If Leo Tolstoy were a mathematician, he might have written

All zero vectors are alike; each non-zero vector is a vector in its own way

What does this mean?

To start with, what is a vector? In Physics, this is just a number, paired with a direction. Think of velocity, acceleration, forces. In Geometry, it’s also a quantity with magnitude (a number) and a direction. In algebra, is an object that can be added to other similar objects and multiplied by real numbers (scaling it, changing the magnitude but keeping the same direction – or flipping it). There are some rules (known as axioms) to follow, to set the rules of the game, but that’s not important for this article.

There is a special vector. The null vector. It has a magnitude of 0. It has no possible direction, or it points in all directions at once.
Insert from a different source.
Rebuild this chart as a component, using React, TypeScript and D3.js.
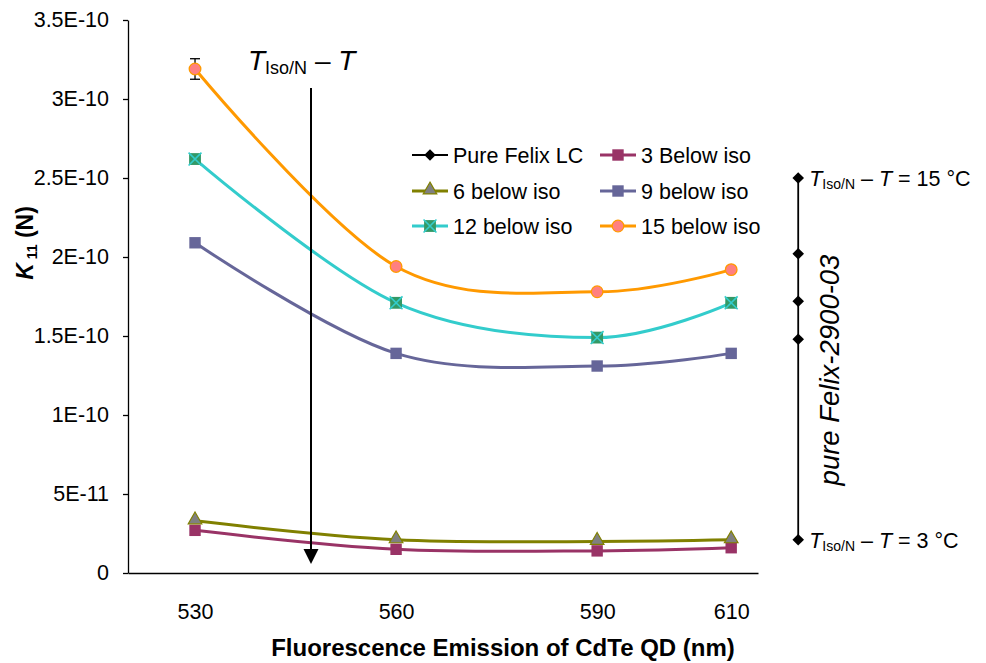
import React, { useRef, useEffect } from 'react';
import * as d3 from 'd3';

// emission wavelengths of the quantum dots (nm)
const wavelengths = [530, 560, 590, 610];
const xTickValues = [530, 560, 590, 610];

// K11 (N) for each temperature below the iso point
const below3 = [2.7e-11, 1.5e-11, 1.4e-11, 1.6e-11];
const below6 = [3.3e-11, 2.1e-11, 2.0e-11, 2.1e-11];
const below9 = [2.09e-10, 1.39e-10, 1.31e-10, 1.39e-10];
const below12 = [2.62e-10, 1.71e-10, 1.49e-10, 1.71e-10];
const below15 = [3.19e-10, 1.94e-10, 1.78e-10, 1.92e-10];
const below15Err = [6.5e-12, 0, 0, 0];

// pure Felix LC, drawn as a column at the right
const pureX = 620;
const pureFelix = [2.5e-10, 2.02e-10, 1.72e-10, 1.48e-10, 2.1e-11];

const yTickValues = [0, 5e-11, 1e-10, 1.5e-10, 2e-10, 2.5e-10, 3e-10, 3.5e-10];
const yTickLabels = ['0', '5E-11', '1E-10', '1.5E-10', '2E-10', '2.5E-10', '3E-10', '3.5E-10'];

const FONT = '"Liberation Sans", Arial, sans-serif';

const App = () => {
  const ref = useRef(null);

  useEffect(() => {
    const width = 986;
    const height = 663;
    const svg = d3.select(ref.current);
    svg.selectAll('*').remove();
    svg.attr('width', width).attr('height', height).style('font-family', FONT);

    const x = d3.scaleLinear().domain([520, 614]).range([128, 758]);
    const y = d3.scaleLinear().domain([0, 3.5e-10]).range([573, 20]);

    // y axis
    const yAxis = svg.append('g')
      .attr('transform', `translate(${x(520)},0)`)
      .call(d3.axisLeft(y).tickValues(yTickValues).tickSize(5).tickSizeOuter(0)
        .tickFormat((d, i) => yTickLabels[i]));
    yAxis.select('.domain').attr('stroke', '#000').attr('stroke-width', 1.3);
    yAxis.selectAll('.tick line').attr('stroke', '#000').attr('stroke-width', 1.3);
    yAxis.selectAll('.tick text').attr('x', -19).attr('font-size', 21.5)
      .attr('font-family', FONT).attr('fill', '#000');

    // x axis
    const xAxis = svg.append('g')
      .attr('transform', `translate(0,${y(0)})`)
      .call(d3.axisBottom(x).tickValues(xTickValues).tickSize(0).tickSizeOuter(0)
        .tickFormat(d3.format('d')));
    xAxis.select('.domain').attr('stroke', '#000').attr('stroke-width', 1.3);
    xAxis.selectAll('.tick text').attr('y', 31).attr('dy', '0.71em').attr('font-size', 21.5)
      .attr('font-family', FONT).attr('fill', '#000');

    // axis titles
    svg.append('text')
      .attr('x', 503).attr('y', 656)
      .attr('text-anchor', 'middle')
      .attr('font-size', 24).attr('font-weight', 'bold')
      .text('Fluorescence Emission of CdTe QD (nm)');

    const yt = svg.append('text')
      .attr('transform', 'translate(33,243) rotate(-90)')
      .attr('text-anchor', 'middle')
      .attr('font-size', 23).attr('font-weight', 'bold');
    yt.append('tspan').attr('font-style', 'italic').text('K');
    yt.append('tspan').attr('font-size', 14).attr('dy', 4).text(' 11');
    yt.append('tspan').attr('dy', -4).text(' (N)');

    const line = d3.line()
      .x((d) => x(d[0]))
      .y((d) => y(d[1]))
      .curve(d3.curveCardinal.tension(0));

    const series = [
      { name: '3 Below iso', values: below3, stroke: '#993366', fill: '#993366', mark: 'square' },
      { name: '6 below iso', values: below6, stroke: '#808000', fill: '#808080', mark: 'triangle' },
      { name: '9 below iso', values: below9, stroke: '#666699', fill: '#666699', mark: 'square' },
      { name: '12 below iso', values: below12, stroke: '#33CCCC', fill: '#339966', mark: 'xsquare' },
      { name: '15 below iso', values: below15, stroke: '#FF9900', fill: '#FF8080', mark: 'circle' },
    ];

    const drawMarker = (g, mark, fill, stroke, cx, cy) => {
      if (mark === 'square') {
        g.append('path').attr('d', d3.symbol(d3.symbolSquare, 130)())
          .attr('transform', `translate(${cx},${cy})`).attr('fill', fill);
      } else if (mark === 'triangle') {
        g.append('path').attr('d', d3.symbol(d3.symbolTriangle, 80)())
          .attr('transform', `translate(${cx},${cy - 1})`)
          .attr('fill', fill).attr('stroke', stroke).attr('stroke-width', 1.2);
      } else if (mark === 'xsquare') {
        g.append('path').attr('d', d3.symbol(d3.symbolSquare, 140)())
          .attr('transform', `translate(${cx},${cy})`).attr('fill', fill);
        g.append('path').attr('d', d3.symbol(d3.symbolX, 110)())
          .attr('transform', `translate(${cx},${cy})`)
          .attr('fill', 'none').attr('stroke', stroke).attr('stroke-width', 1.6);
      } else if (mark === 'circle') {
        g.append('circle').attr('cx', cx).attr('cy', cy).attr('r', 5.8)
          .attr('fill', fill).attr('stroke', stroke).attr('stroke-width', 1.3);
      } else if (mark === 'diamond') {
        g.append('path').attr('d', d3.symbol(d3.symbolDiamond2, 85)())
          .attr('transform', `translate(${cx},${cy})`).attr('fill', fill);
      }
    };

    // error bar on the 15 below iso series (drawn under the markers)
    const eg = svg.append('g').attr('stroke', '#000').attr('stroke-width', 1.3);
    wavelengths.forEach((w, i) => {
      const e = below15Err[i];
      if (!e) return;
      const cx = x(w);
      const y1 = y(below15[i] + e);
      const y2 = y(below15[i] - e);
      eg.append('line').attr('x1', cx).attr('x2', cx).attr('y1', y1).attr('y2', y2);
      eg.append('line').attr('x1', cx - 5).attr('x2', cx + 5).attr('y1', y1).attr('y2', y1);
      eg.append('line').attr('x1', cx - 5).attr('x2', cx + 5).attr('y1', y2).attr('y2', y2);
    });

    // series lines and markers
    series.forEach((s) => {
      const pts = wavelengths.map((w, i) => [w, s.values[i]]);
      svg.append('path')
        .attr('fill', 'none')
        .attr('stroke', s.stroke)
        .attr('stroke-width', 3)
        .attr('d', line(pts));
      const g = svg.append('g');
      pts.forEach((p) => drawMarker(g, s.mark, s.fill, s.stroke, x(p[0]), y(p[1])));
    });

    // pure Felix LC column
    svg.append('path')
      .attr('fill', 'none')
      .attr('stroke', '#000')
      .attr('stroke-width', 1.8)
      .attr('d', d3.line().x((d) => x(d[0])).y((d) => y(d[1]))(pureFelix.map((v) => [pureX, v])));
    const pg = svg.append('g');
    pureFelix.forEach((v) => drawMarker(pg, 'diamond', '#000', '#000', x(pureX), y(v)));

    const tLabel = (px, py, size, subSize, tail) => {
      const t = svg.append('text').attr('x', px).attr('y', py).attr('font-size', size);
      t.append('tspan').attr('font-style', 'italic').text('T');
      t.append('tspan').attr('font-size', subSize).attr('dy', size * 0.14).text('Iso/N');
      t.append('tspan').attr('dy', -size * 0.14).text(' \u2013 ');
      t.append('tspan').attr('font-style', 'italic').text('T');
      if (tail) t.append('tspan').text(tail);
    };
    tLabel(x(pureX) + 11, y(pureFelix[0]) + 8, 21.5, 14, ' = 15 \u00B0C');
    tLabel(x(pureX) + 11, y(pureFelix[4]) + 8, 21.5, 14, ' = 3 \u00B0C');

    svg.append('text')
      .attr('transform', `translate(839,370) rotate(-90)`)
      .attr('text-anchor', 'middle')
      .attr('font-size', 27.5).attr('font-style', 'italic')
      .text('pure Felix-2900-03');

    // temperature arrow
    tLabel(248, 70, 28, 18, '');
    svg.append('line')
      .attr('x1', 311).attr('x2', 311).attr('y1', 88).attr('y2', 550)
      .attr('stroke', '#000').attr('stroke-width', 2);
    svg.append('path')
      .attr('d', 'M303.5,549 L318.5,549 L311,564 Z')
      .attr('fill', '#000');

    // legend
    const legendCols = [412, 600];
    const legendRows = [155, 191, 226];
    const legendItems = [
      { name: 'Pure Felix LC', stroke: '#000', fill: '#000', mark: 'diamond', w: 1.8 },
      ...series.map((s) => ({ name: s.name, stroke: s.stroke, fill: s.fill, mark: s.mark, w: 3 })),
    ];
    const lg = svg.append('g');
    legendItems.forEach((it, i) => {
      const lx = legendCols[i % 2];
      const ly = legendRows[Math.floor(i / 2)];
      lg.append('line').attr('x1', lx).attr('x2', lx + 36).attr('y1', ly).attr('y2', ly)
        .attr('stroke', it.stroke).attr('stroke-width', it.w);
      drawMarker(lg, it.mark, it.fill, it.stroke, lx + 18, ly);
      lg.append('text').attr('x', lx + 41).attr('y', ly + 8)
        .attr('font-size', 21.5).text(it.name);
    });
  }, []);

  return (
    <svg ref={ref} width={986} height={663}
      style={{ position: 'absolute', left: 0, top: 0, background: '#fff' }} />
  );
};

export default App;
Regardless of the dimensions of the space you are working in (think for example 2D or 3D geometry, but this also applies in other dimensions), the 0 vector is the same.

This is why we have the Anna Karenina quote: all zero vectors are the same. But all non-zero vectors live in their dimension, have their own direction, their own size.
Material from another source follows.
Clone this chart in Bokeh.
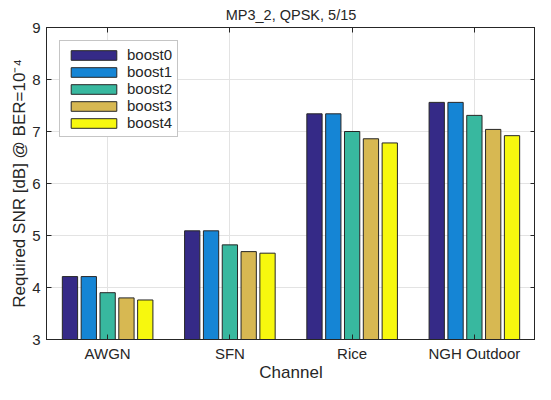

And, because of this, the 0 vector is important for the definitions for linear dependence and linear independence. Imagine picking \(n\) vectors in the space and adding them up. We can get to 0 (for example, in Physics, a car drives north, east, south, and then west, for similar distances), or not. We can potentially scale up or down these vectors before adding them up and land on 0 again. If we don’t land on 0, we can always add one more vector (that is the opposite of the current sum).
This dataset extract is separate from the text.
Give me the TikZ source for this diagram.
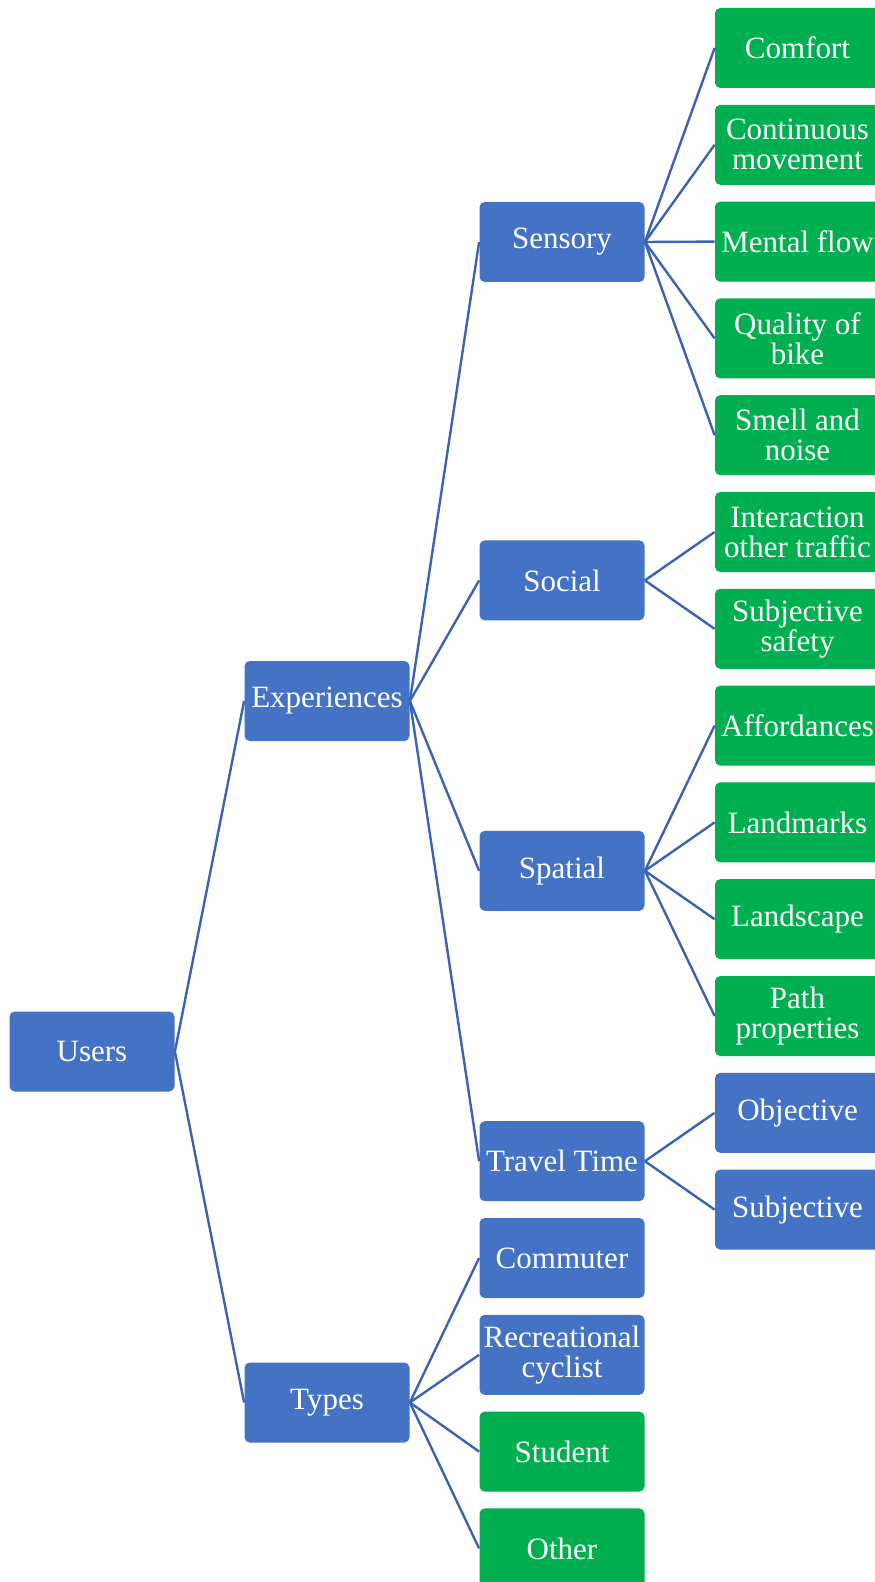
\documentclass[tikz,border=0pt]{standalone}
\usepackage{fontspec}
\setmainfont{Liberation Serif}
\definecolor{boxblue}{HTML}{4472C4}
\definecolor{boxgreen}{HTML}{00B050}
\definecolor{linkblue}{HTML}{3B63B3}
\begin{document}
\begin{tikzpicture}[x=0.5pt,y=-0.5pt,
  card/.style={rectangle, rounded corners=2.6pt, minimum width=82.5pt, minimum height=40pt,
    inner sep=0pt, text=white, align=center, font=\fontsize{15.5}{15}\selectfont},
  bluecard/.style={card, fill=boxblue},
  greencard/.style={card, fill=boxgreen},
  link/.style={draw=linkblue, line width=1.2pt}]
\useasboundingbox (0,0) rectangle (874,1582);

% level 1
\node[bluecard] (users) at (92,1051.5) {Users};
% level 2
\node[bluecard] (exp) at (327,701) {Experiences};
\node[bluecard] (types) at (327,1402.5) {Types};
% level 3
\node[bluecard] (sensory) at (562,242) {Sensory};
\node[bluecard] (social) at (562,580.4) {Social};
\node[bluecard] (spatial) at (562,870.8) {Spatial};
\node[bluecard] (travel) at (562,1161.2) {Travel Time};
\node[bluecard] (commuter) at (562,1258) {Commuter};
\node[bluecard] (recre) at (562,1354.8) {Recreational\\cyclist};
\node[greencard] (student) at (562,1451.6) {Student};
\node[greencard] (other) at (562,1548.4) {Other};
% level 4
\node[greencard] (comfort) at (797.5,48) {Comfort};
\node[greencard] (contin) at (797.5,144.8) {Continuous\\movement};
\node[greencard] (mental) at (797.5,241.6) {Mental flow};
\node[greencard] (quality) at (797.5,338.4) {Quality of\\bike};
\node[greencard] (smell) at (797.5,435.2) {Smell and\\noise};
\node[greencard] (interact) at (797.5,532) {Interaction\\other traffic};
\node[greencard] (subsafe) at (797.5,628.8) {Subjective\\safety};
\node[greencard] (afford) at (797.5,725.6) {Affordances};
\node[greencard] (landm) at (797.5,822.4) {Landmarks};
\node[greencard] (landsc) at (797.5,919.2) {Landscape};
\node[greencard] (path) at (797.5,1016) {Path\\properties};
\node[bluecard] (objective) at (797.5,1112.8) {Objective};
\node[bluecard] (subjective) at (797.5,1209.6) {Subjective};

% connectors
\foreach \p/\c in {users/exp, users/types,
    exp/sensory, exp/social, exp/spatial, exp/travel,
    types/commuter, types/recre, types/student, types/other,
    sensory/comfort, sensory/contin, sensory/mental, sensory/quality, sensory/smell,
    social/interact, social/subsafe,
    spatial/afford, spatial/landm, spatial/landsc, spatial/path,
    travel/objective, travel/subjective}
  \draw[link] (\p.east) -- (\c.west);
\end{tikzpicture}
\end{document}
What is more important though, is to try to reach 0 with the minimum amount of vectors. In this case, regardless of the dimension we are in, we will find that there is a minimum number of vectors we can use. If we go below, no matter which vectors we start with, there is no way we can get to 0, no way to get back to where we started, except if we scale all these vectors by 0, effectively doing the trivial \(0 + 0 + \ldots + 0 = 0\). These vectors form what is known as a collection of independent vectors, because there is no way to sum all but 1 of them such that adding that one we get to 0.

If we start adding just one more vector, then that vector could be expressed as a sum of scaled versions of the previous ones. So, now we get to a collection of dependent vectors.

What is interesting is that if we start with a vector in our space, and then keep selecting other random vectors, scaling them up and trying to sum them up to 0, we will always find that always after selecting \(n\) vectors, picking the \(n+1\) one will make the collection dependent, whereas the previous collections are independent. The \(n\) is the dimension of the space, and all the previous steps in the process define subspaces of our space.

Consider for example the case of a 2D space, where we first pick the red vector from the image below:

The only way to get this red vector to 0 is to scale it by 0. So, let’s add another vector, the green one. Again, the only way to get these 2 vectors to sum to 0 is to multiply both by 0 and add the 0s.

But, if we then pick the black vector, we find out that adding two copies of the red vector and two copies of the green one is exactly the black one:

So, subtracting two red vectors and two green ones from the black one would get us to 0. Or, in math terms,

\[ -2\mathbf{r} -2\mathbf{g} + \mathbf{b} = 0\]

Thus, these 3 vectors are dependent, and the dimension of the 2D space is 2 (which looks like a circular definition right now, sorry).

Linear algebra is useful in so many areas, so maybe I’ll write more of these articles.